Between 1989 and 1994, the Mexican Government granted 52 concessions to private entities to build approximately 5,000 kilometres of toll roads, considering 50-year tenors. The concessionaires faced financial problems due to lower-than-expected initial levels of traffic and higher costs caused by 1994-1995 economic recession and the Mexican Peso devaluation, as most financing was done in Dollars. In 1997, the Government rescued 23 of these concessions creating a trust fund named “FARAC” in order to administer the rescued roads and absorb the incurred indebtments.
In 2006, the Mexican Government launched the first international bid to privatize a bundle of assets from FARAC through 30-year concessions (“FARAC I”). Goldman Sachs Infrastructure Partners (“GSIP”) and Empresas ICA (“ICA”) formed a consortium and presented the winning bid on FARAC I, offering over MXN 50bn, including a consideration of MXN 45bn. Once the concession was awarded, GSIP (80%) and ICA (20%) established Red de Carreteras de Occidente (RCO) as the concessionaire. FARAC I is the largest single road concession in Mexico and its financing was possible due to largest peso-denominated syndicated loan in the infrastructure sector in Latin America.
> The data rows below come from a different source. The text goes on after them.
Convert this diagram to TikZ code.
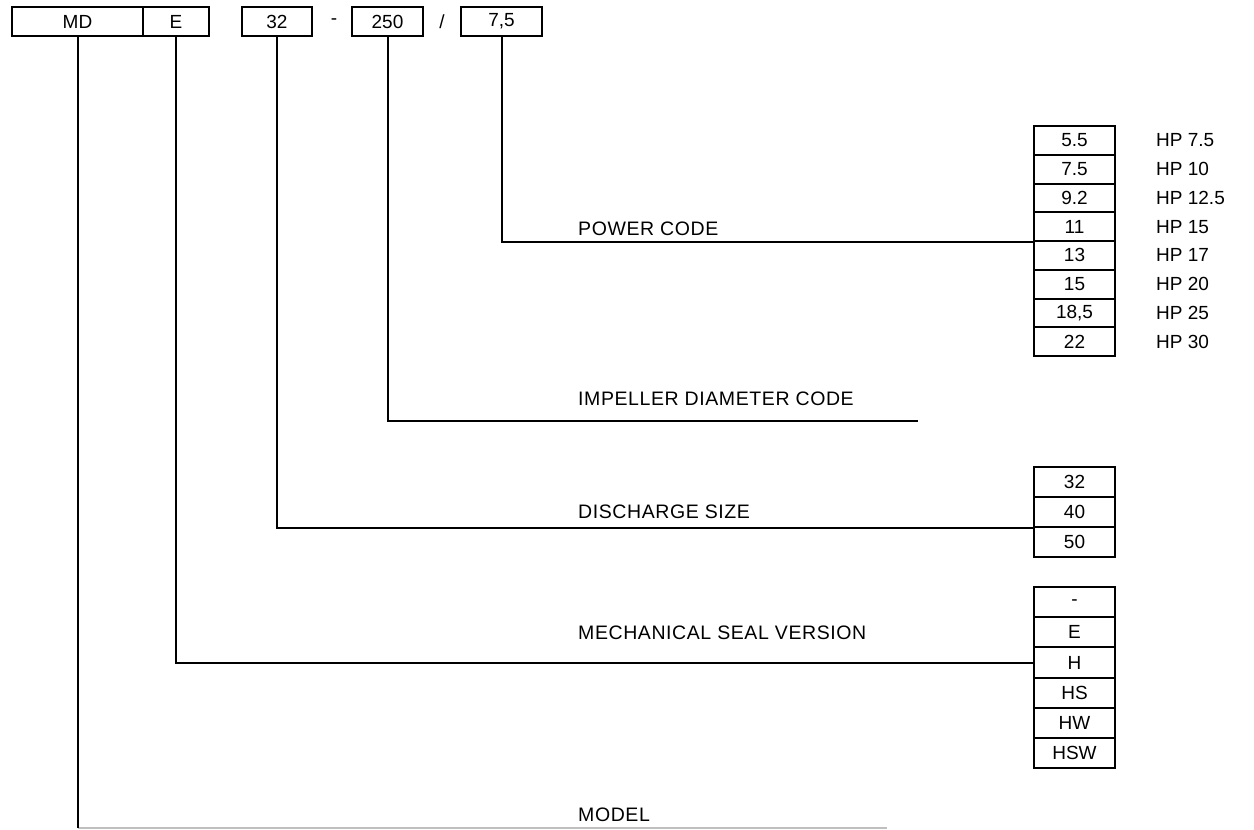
\documentclass[tikz,border=0pt]{standalone}
\usepackage{fontspec}
\setmainfont{Liberation Sans}
\newfontfamily\lblfont[LetterSpace=3]{Liberation Sans}
\begin{document}
\begin{tikzpicture}[x=1pt,y=-1pt,
  topbox/.style={draw, line width=2pt, minimum height=29pt, inner sep=0pt, font=\fontsize{19}{21}\selectfont},
  sep/.style={inner sep=0pt, font=\fontsize{19}{21}\selectfont},
  pcell/.style={draw, line width=2pt, minimum width=81pt, minimum height=28.75pt, inner sep=0pt, font=\fontsize{19}{21}\selectfont},
  dcell/.style={draw, line width=2pt, minimum width=81pt, minimum height=30pt, inner sep=0pt, font=\fontsize{19}{21}\selectfont},
  mcell/.style={draw, line width=2pt, minimum width=81pt, minimum height=30.2pt, inner sep=0pt, font=\fontsize{19}{21}\selectfont},
  hp/.style={anchor=west, inner sep=0pt, font=\fontsize{19}{21}\selectfont},
  lbl/.style={anchor=west, inner sep=0pt, font=\lblfont\fontsize{19.5}{22}\selectfont},
  conn/.style={line width=2pt},
  lightconn/.style={line width=2pt, draw=black!25}
]
\useasboundingbox (0,0) rectangle (1254,830);

% top code boxes
\node[topbox, minimum width=131pt] (md) at (77.5,21.5) {MD};
\node[topbox, minimum width=66pt] (e) at (176,21.5) {E};
\node[topbox, minimum width=70pt] (c32) at (277,21.5) {32};
\node[sep] (dash) at (334,21.5) {-};
\node[topbox, minimum width=71pt] (c250) at (387.5,21.5) {250};
\node[sep] (slash) at (442,21.5) {/};
\node[topbox, minimum width=81pt] (c75) at (501.5,21.5) {7,5};

% power code table
\foreach \v/\h [count=\i] in {5.5/HP 7.5, 7.5/HP 10, 9.2/HP 12.5, 11/HP 15, 13/HP 17, 15/HP 20, {18,5}/HP 25, 22/HP 30}{
  \node[pcell] (pw\i) at (1074.5,{126+28.75*(\i-0.5)}) {\v};
  \node[hp] (hp\i) at (1156,{126+28.75*(\i-0.5)}) {\h};
}

% discharge size table
\foreach \v [count=\i] in {32,40,50}{
  \node[dcell] (ds\i) at (1074.5,{467+30*(\i-0.5)}) {\v};
}

% mechanical seal table
\foreach \v [count=\i] in {-,E,H,HS,HW,HSW}{
  \node[mcell] (ms\i) at (1074.5,{587+30.2*(\i-0.5)}) {\v};
}

% free ends
\coordinate (impend) at (918,421);
\coordinate (modelend) at (887,828);

% connectors
\draw[conn] (c75.south) |- (pw4.south west);
\draw[conn] (c250.south) |- (impend);
\draw[conn] (c32.south) |- (ds2.south west);
\draw[conn] (e.south) |- (ms3.west);
\draw[lightconn] (md.south |- modelend) -- (modelend);
\draw[conn] (md.south) -- (md.south |- modelend);

% labels
\node[lbl] (lpower) at (578,229) {POWER CODE};
\node[lbl] (limp) at (578,399) {IMPELLER DIAMETER CODE};
\node[lbl] (ldis) at (578,512) {DISCHARGE SIZE};
\node[lbl] (lmech) at (578,633) {MECHANICAL SEAL VERSION};
\node[lbl] (lmodel) at (578,815) {MODEL};
\end{tikzpicture}
\end{document}
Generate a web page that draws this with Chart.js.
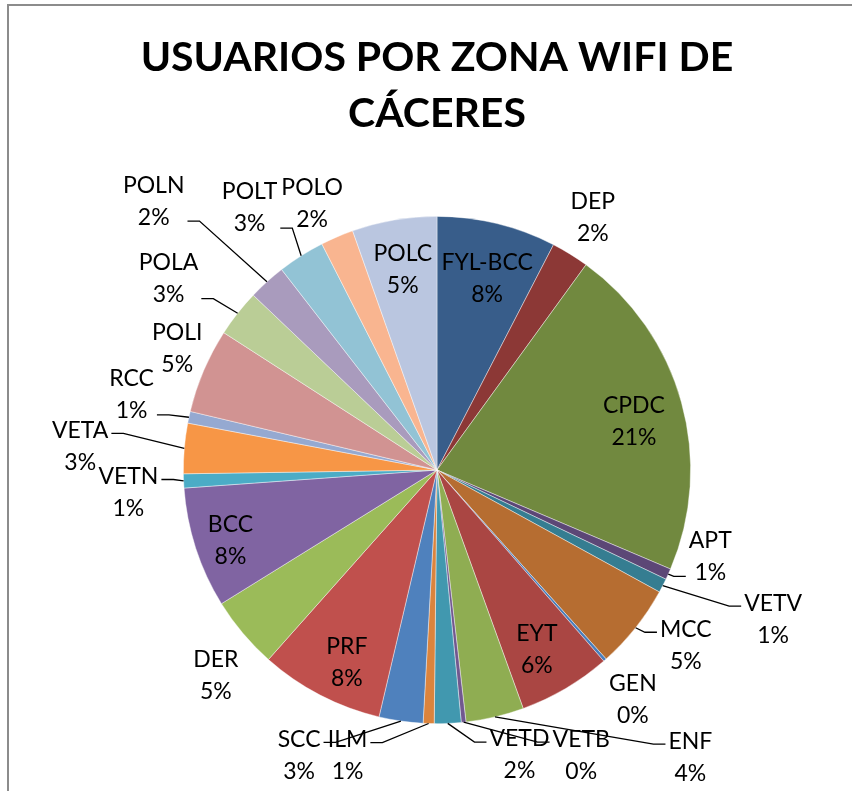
<!DOCTYPE html>
<html><head><meta charset="utf-8">
<script src="https://cdn.jsdelivr.net/npm/chart.js@4.4.0/dist/chart.umd.min.js"></script>
<style>
html,body{margin:0;padding:0;background:#fff;overflow:hidden}
#frame{position:absolute;left:7px;top:4px;width:900px;height:900px;border-left:2px solid #8c8c8c;border-top:2px solid #8c8c8c}
#wrap{position:absolute;left:0;top:0;width:852px;height:791px}
</style></head><body>
<div id="frame"></div>
<div id="wrap"><canvas id="c" width="852" height="791"></canvas></div>
<script>
const titleLines = ['USUARIOS POR ZONA WIFI DE', 'CÁCERES'];
const categories = ['FYL-BCC','DEP','CPDC','APT','VETV','MCC','GEN','EYT','ENF','VETB','VETD','ILM','SCC','PRF','DER','BCC','VETN','VETA','RCC','POLI','POLA','POLN','POLT','POLO','POLC'];
const shares = [7.6,2.4,21.4,0.7,0.9,5.4,0.2,5.9,3.7,0.3,1.7,0.7,2.8,7.9,4.6,7.7,0.9,3.2,0.75,5.4,3.0,2.4,3.0,2.1,5.4];
const colors = ['#385D8A','#8C3836','#71893F','#5C4776','#357D91','#B66D31','#4A7EBB','#AA4643','#8FAD52','#71588F','#4198AF','#DB843D','#4F81BD','#C0504D','#9BBB59','#8064A2','#4BACC6','#F79646','#95A9D1','#D19392','#BACD96','#A99BBD','#92C3D5','#F9B590','#BAC6E0'];
// label placement relative to each slice: [radius factor, angle shift (deg, clockwise), leader line]
const labelPlace = [
 [0.78,1,false],[1.17,0,false],[0.80,1.6,false],[1.13,-6.7,true],[1.45,-3.2,true],[1.20,-3.3,true],
 [1.19,1,false],[0.81,1.4,false],[1.51,-28.2,true],[1.26,-20.8,true],[1.17,-13.7,true],[1.18,15.5,true],
 [1.25,17.6,true],[0.84,-2.4,false],[1.19,-2.8,false],[0.86,-0.8,false],[1.22,-1.7,true],[1.41,-1.1,true],
 [1.24,1.8,true],[1.13,1.9,false],[1.30,-2.7,true],[1.54,-4.4,true],[1.27,-3.2,true],[1.16,-1.9,false],[0.80,0,false]
];
const LABEL_FONT = '23px Lato';
const LINE_H = 32;

const labelPlugin = {
  id: 'labels',
  afterDatasetsDraw(chart) {
    const ctx = chart.ctx;
    const meta = chart.getDatasetMeta(0);
    const total = shares.reduce((a, b) => a + b, 0);
    ctx.save();
    ctx.font = LABEL_FONT;
    ctx.fillStyle = '#000';
    ctx.textAlign = 'center';
    ctx.textBaseline = 'middle';
    meta.data.forEach((arc, i) => {
      const p = arc.getProps(['x','y','startAngle','endAngle','outerRadius'], true);
      const mid = (p.startAngle + p.endAngle) / 2;
      const [f, dDeg, leader] = labelPlace[i];
      const a = mid + dDeg * Math.PI / 180;
      const lx = p.x + Math.cos(a) * p.outerRadius * f;
      const ly = p.y + Math.sin(a) * p.outerRadius * f;
      const lines = [categories[i], Math.round(shares[i] / total * 100) + '%'];
      const y1 = ly - LINE_H / 2, y2 = ly + LINE_H / 2;
      ctx.fillText(lines[0], lx, y1);
      ctx.fillText(lines[1], lx, y2);
      if (leader) {
        const w = Math.max(ctx.measureText(lines[0]).width, ctx.measureText(lines[1]).width);
        const sx = p.x + Math.cos(mid) * p.outerRadius;
        const sy = p.y + Math.sin(mid) * p.outerRadius;
        const leftSide = lx > p.x;
        const ex = leftSide ? lx - w / 2 - 3 : lx + w / 2 + 3;
        const ey = sy > y2 ? y2 + 4 : y1 + 3;
        const kx = leftSide ? ex - 12 : ex + 12;
        ctx.beginPath();
        ctx.moveTo(sx, sy);
        ctx.lineTo(kx, ey);
        ctx.lineTo(ex, ey);
        ctx.strokeStyle = '#000';
        ctx.lineWidth = 1.3;
        ctx.stroke();
      }
    });
    // title
    ctx.textBaseline = 'alphabetic';
    ctx.font = 'bold 100px Lato';
    const tw = ctx.measureText(titleLines[0]).width;
    const size = 100 * 592 / tw;
    ctx.font = 'bold ' + size.toFixed(1) + 'px Lato';
    ctx.fillText(titleLines[0], 437, 71);
    ctx.fillText(titleLines[1], 437, 127);
    ctx.restore();
  }
};

new Chart(document.getElementById('c'), {
  type: 'pie',
  data: {
    labels: categories,
    datasets: [{
      data: shares,
      backgroundColor: colors,
      borderColor: 'rgba(255,255,255,0.55)',
      borderWidth: 0.75
    }]
  },
  options: {
    responsive: false,
    animation: false,
    layout: { padding: { left: 183, top: 216, right: 161, bottom: 67 } },
    plugins: { legend: { display: false }, tooltip: { enabled: false }, title: { display: false } }
  },
  plugins: [labelPlugin]
});
</script>
</body></html>
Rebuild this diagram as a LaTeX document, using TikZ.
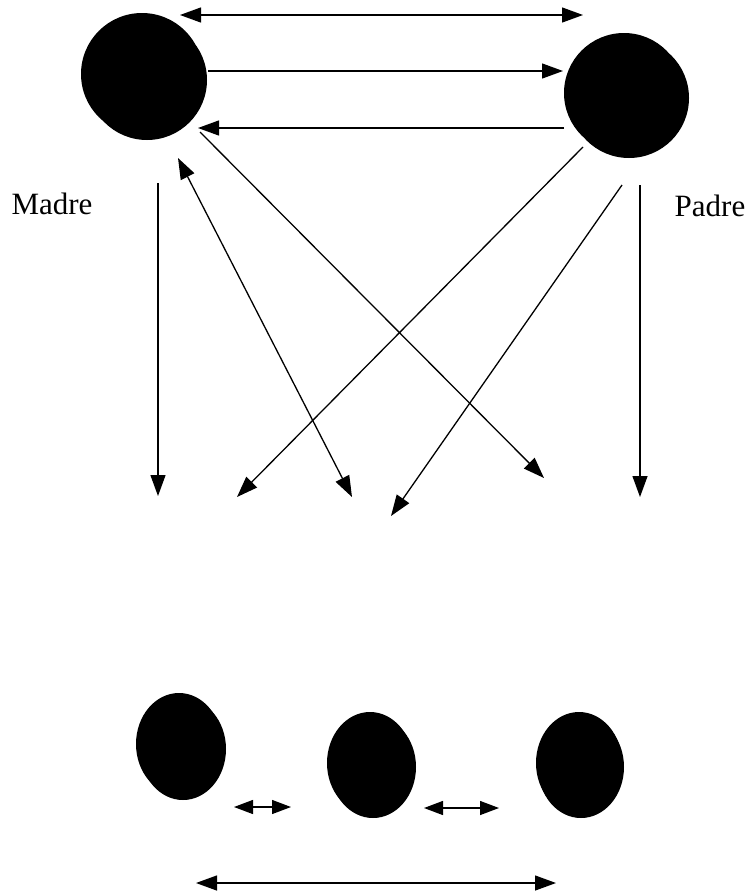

Steer was appointed in 2007 as the traffic and revenue advisor to GSIP, to prepare the traffic and revenue study on which the bid for FARAC I was based. Since then, Steer has been the traffic advisor for RCO delivering traffic forecasts for several debt and equity transactions, updating the original forecasts to incorporate most updated macroeconomic variables as well as changes in the road network infrastructure and operating configuration.
Steer has been the traffic advisor to RCO delivering traffic and revenue forecasts that supported RCO’s successful debt and equity transactions, including the original syndicated loan, the largest of its type in the infrastructure sector in Latin America, and more recently the only Mexican Peso denominated international bond issuance.
FARAC I concession comprises a 664-km road network (the largest single private concession in Mexico) located in one of the most dynamic regions, experiencing burgeoning industrial development, and provides services to some of the major cities and industrial centres of Mexico.